- Written exercise: Reproduce the listing below without changes, except that pictures are left out.
****************
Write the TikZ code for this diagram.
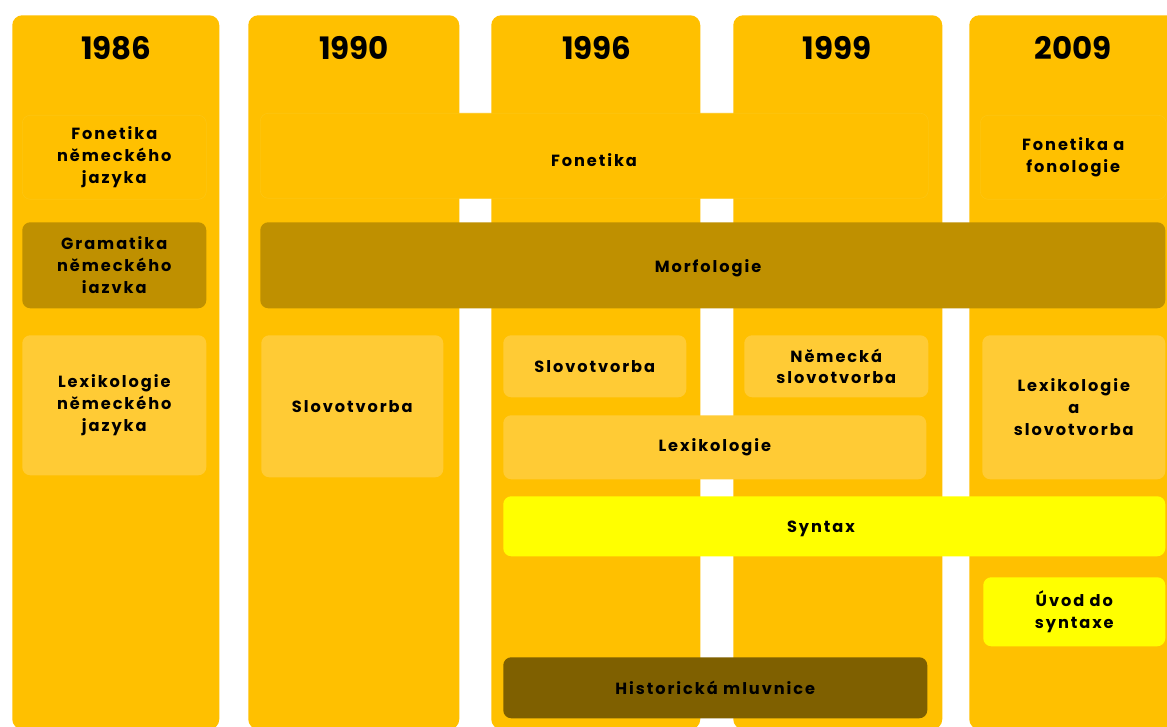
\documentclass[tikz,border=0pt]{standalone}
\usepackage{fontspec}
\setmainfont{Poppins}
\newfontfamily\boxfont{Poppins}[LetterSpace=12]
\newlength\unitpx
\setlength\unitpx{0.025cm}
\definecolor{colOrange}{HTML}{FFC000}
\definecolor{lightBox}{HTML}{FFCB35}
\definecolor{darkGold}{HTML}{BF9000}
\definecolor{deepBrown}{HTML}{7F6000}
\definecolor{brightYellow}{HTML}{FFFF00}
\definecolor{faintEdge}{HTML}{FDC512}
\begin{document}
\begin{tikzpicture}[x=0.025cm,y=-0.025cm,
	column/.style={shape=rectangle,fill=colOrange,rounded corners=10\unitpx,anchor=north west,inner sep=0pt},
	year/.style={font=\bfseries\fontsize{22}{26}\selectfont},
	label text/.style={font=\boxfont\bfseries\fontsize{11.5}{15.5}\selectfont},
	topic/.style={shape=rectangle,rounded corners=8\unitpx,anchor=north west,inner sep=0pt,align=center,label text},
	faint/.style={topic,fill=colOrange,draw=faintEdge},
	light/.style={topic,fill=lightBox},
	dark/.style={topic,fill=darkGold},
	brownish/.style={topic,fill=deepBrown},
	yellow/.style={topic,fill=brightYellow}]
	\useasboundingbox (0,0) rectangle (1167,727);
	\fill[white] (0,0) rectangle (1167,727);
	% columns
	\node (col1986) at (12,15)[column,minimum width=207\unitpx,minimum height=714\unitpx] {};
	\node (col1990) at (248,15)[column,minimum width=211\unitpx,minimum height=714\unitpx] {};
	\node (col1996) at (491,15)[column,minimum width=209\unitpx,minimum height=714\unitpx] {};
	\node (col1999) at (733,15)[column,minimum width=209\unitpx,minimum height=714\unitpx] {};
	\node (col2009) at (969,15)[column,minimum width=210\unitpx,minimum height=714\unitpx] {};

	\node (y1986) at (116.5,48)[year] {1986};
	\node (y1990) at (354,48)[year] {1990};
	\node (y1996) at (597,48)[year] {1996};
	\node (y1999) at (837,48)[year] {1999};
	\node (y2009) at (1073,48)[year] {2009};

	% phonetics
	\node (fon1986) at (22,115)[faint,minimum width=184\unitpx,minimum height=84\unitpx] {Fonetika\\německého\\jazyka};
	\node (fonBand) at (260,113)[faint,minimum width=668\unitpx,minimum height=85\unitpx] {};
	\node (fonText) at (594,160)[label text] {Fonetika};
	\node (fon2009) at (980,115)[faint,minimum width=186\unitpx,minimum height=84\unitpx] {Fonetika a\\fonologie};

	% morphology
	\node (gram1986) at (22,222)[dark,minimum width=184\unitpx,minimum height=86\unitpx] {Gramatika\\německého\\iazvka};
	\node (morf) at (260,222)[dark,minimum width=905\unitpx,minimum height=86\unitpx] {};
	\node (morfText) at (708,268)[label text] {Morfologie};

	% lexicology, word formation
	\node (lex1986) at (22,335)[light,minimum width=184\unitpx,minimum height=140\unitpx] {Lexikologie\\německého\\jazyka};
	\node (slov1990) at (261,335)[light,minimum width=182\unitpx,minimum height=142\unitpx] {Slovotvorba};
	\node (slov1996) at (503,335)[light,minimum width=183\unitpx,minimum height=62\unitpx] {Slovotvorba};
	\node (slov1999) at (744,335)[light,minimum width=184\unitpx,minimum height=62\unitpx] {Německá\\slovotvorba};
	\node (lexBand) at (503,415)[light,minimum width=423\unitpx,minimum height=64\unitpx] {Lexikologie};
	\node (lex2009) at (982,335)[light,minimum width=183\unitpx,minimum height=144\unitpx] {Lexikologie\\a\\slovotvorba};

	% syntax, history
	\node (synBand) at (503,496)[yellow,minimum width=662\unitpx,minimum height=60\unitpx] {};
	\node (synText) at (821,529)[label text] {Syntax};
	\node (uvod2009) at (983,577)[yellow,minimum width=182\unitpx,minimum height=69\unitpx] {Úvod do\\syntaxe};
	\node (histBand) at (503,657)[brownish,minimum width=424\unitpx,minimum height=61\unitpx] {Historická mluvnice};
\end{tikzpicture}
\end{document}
****************
- The result:
Write the TikZ code for this diagram.
\documentclass[tikz,border=0pt]{standalone}
\usepackage{fontspec}
\setmainfont{Poppins}
\newfontfamily\boxfont{Poppins}[LetterSpace=12]
\newlength\unitpx
\setlength\unitpx{0.025cm}
\definecolor{colOrange}{HTML}{FFC000}
\definecolor{lightBox}{HTML}{FFCB35}
\definecolor{darkGold}{HTML}{BF9000}
\definecolor{deepBrown}{HTML}{7F6000}
\definecolor{brightYellow}{HTML}{FFFF00}
\definecolor{faintEdge}{HTML}{FDC512}
\begin{document}
\begin{tikzpicture}[x=0.025cm,y=-0.025cm,
	column/.style={shape=rectangle,fill=colOrange,rounded corners=10\unitpx,anchor=north west,inner sep=0pt},
	year/.style={font=\bfseries\fontsize{22}{26}\selectfont},
	label text/.style={font=\boxfont\bfseries\fontsize{11.5}{15.5}\selectfont},
	topic/.style={shape=rectangle,rounded corners=8\unitpx,anchor=north west,inner sep=0pt,align=center,label text},
	faint/.style={topic,fill=colOrange,draw=faintEdge},
	light/.style={topic,fill=lightBox},
	dark/.style={topic,fill=darkGold},
	brownish/.style={topic,fill=deepBrown},
	yellow/.style={topic,fill=brightYellow}]
	\useasboundingbox (0,0) rectangle (1167,727);
	\fill[white] (0,0) rectangle (1167,727);
	% columns
	\node (col1986) at (12,15)[column,minimum width=207\unitpx,minimum height=714\unitpx] {};
	\node (col1990) at (248,15)[column,minimum width=211\unitpx,minimum height=714\unitpx] {};
	\node (col1996) at (491,15)[column,minimum width=209\unitpx,minimum height=714\unitpx] {};
	\node (col1999) at (733,15)[column,minimum width=209\unitpx,minimum height=714\unitpx] {};
	\node (col2009) at (969,15)[column,minimum width=210\unitpx,minimum height=714\unitpx] {};

	\node (y1986) at (116.5,48)[year] {1986};
	\node (y1990) at (354,48)[year] {1990};
	\node (y1996) at (597,48)[year] {1996};
	\node (y1999) at (837,48)[year] {1999};
	\node (y2009) at (1073,48)[year] {2009};

	% phonetics
	\node (fon1986) at (22,115)[faint,minimum width=184\unitpx,minimum height=84\unitpx] {Fonetika\\německého\\jazyka};
	\node (fonBand) at (260,113)[faint,minimum width=668\unitpx,minimum height=85\unitpx] {};
	\node (fonText) at (594,160)[label text] {Fonetika};
	\node (fon2009) at (980,115)[faint,minimum width=186\unitpx,minimum height=84\unitpx] {Fonetika a\\fonologie};

	% morphology
	\node (gram1986) at (22,222)[dark,minimum width=184\unitpx,minimum height=86\unitpx] {Gramatika\\německého\\iazvka};
	\node (morf) at (260,222)[dark,minimum width=905\unitpx,minimum height=86\unitpx] {};
	\node (morfText) at (708,268)[label text] {Morfologie};

	% lexicology, word formation
	\node (lex1986) at (22,335)[light,minimum width=184\unitpx,minimum height=140\unitpx] {Lexikologie\\německého\\jazyka};
	\node (slov1990) at (261,335)[light,minimum width=182\unitpx,minimum height=142\unitpx] {Slovotvorba};
	\node (slov1996) at (503,335)[light,minimum width=183\unitpx,minimum height=62\unitpx] {Slovotvorba};
	\node (slov1999) at (744,335)[light,minimum width=184\unitpx,minimum height=62\unitpx] {Německá\\slovotvorba};
	\node (lexBand) at (503,415)[light,minimum width=423\unitpx,minimum height=64\unitpx] {Lexikologie};
	\node (lex2009) at (982,335)[light,minimum width=183\unitpx,minimum height=144\unitpx] {Lexikologie\\a\\slovotvorba};

	% syntax, history
	\node (synBand) at (503,496)[yellow,minimum width=662\unitpx,minimum height=60\unitpx] {};
	\node (synText) at (821,529)[label text] {Syntax};
	\node (uvod2009) at (983,577)[yellow,minimum width=182\unitpx,minimum height=69\unitpx] {Úvod do\\syntaxe};
	\node (histBand) at (503,657)[brownish,minimum width=424\unitpx,minimum height=61\unitpx] {Historická mluvnice};
\end{tikzpicture}
\end{document}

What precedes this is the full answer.